Post # 61
- Wedding: December 2017 - Lake Louise Canada
Haha WHOA this B* is crazy. “Sorry you RSVP’d no, send me some honeyfund $ anyway.” I hope she stumbles on weddingbee one day. I always think I’ve read it all and someone ups the ante.
Post # 62
“With people moving in together at a drop of a hat & not really committing to each other after 5-10 years together (heck, we see it here, all the time)…. I’m not sure the whole “established couple” thing is really a thing. I don’t blame the gal. Weddings are expensive. Just don’t go & send a card. No biggie.”
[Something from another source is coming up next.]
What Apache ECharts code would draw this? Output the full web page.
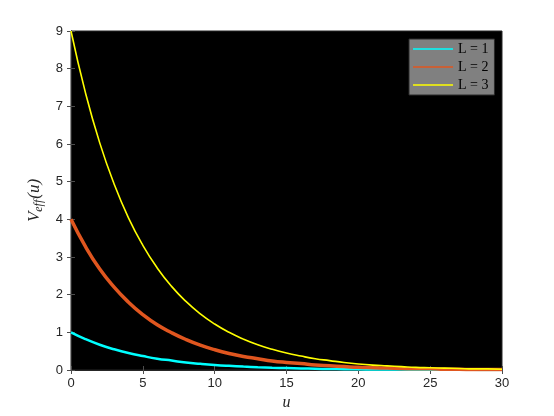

Some people also get married “at the drop of a hat,” lots of people get divorced or are not committed and loyal during their marriage. I guess the thing to do would be to quiz every couple on the length, seriousness, and committment of their relationship before inviting their SO’s. That way we can weed out those 5 and 10-year couples, married or not, who are not REALLY in an “established relationship”.
Post # 63
It is perfectly within the bounds of etiquette to draw the line at only inviting the SOs of those who are considered to be a social unit (i.e. married, engaged or — only because etiquette considers them to be secretly married — those who are living together.) However, your friend had already verbally indicated that your SO would be invited, and you are actually living together. Because of those issues, she is being impolite in her actions.
If you and your SO were planning to go on this trip, you both could still go and enjoy the rest of the time together, while you go to the wedding for a few hours alone. It’s not ideal, but you could still visit the city together.
Post # 64
I think you’ve made all the right decisions here – declining the invite as well as not sending a gift. It is within the bounds of ettiquette not to invite people that aren’t married and that would have been fine, but the fact that she had told you more than once that he would be invited, and discussed it with you directly makes it pretty rude. Especially since he was even on the save the date!
I bet that she went over budget and had to cull the guest list last minute – likely including you. Disinviting your boyfriend to an out of town wedding is a pretty clear indicator she wasn’t overly invested in your attending.
Including the honeymoon link in that email was toootally tacky as well. It’s a pretty obvious dig for money and she should have waited for you to ASK for the link to any registry if you still wanted to send a gift.
She sounds a bit socially clueless and even though I don’t think this is like a grave and terrible offense, I’m not terribly surprised she has a difficult time hanging onto friends.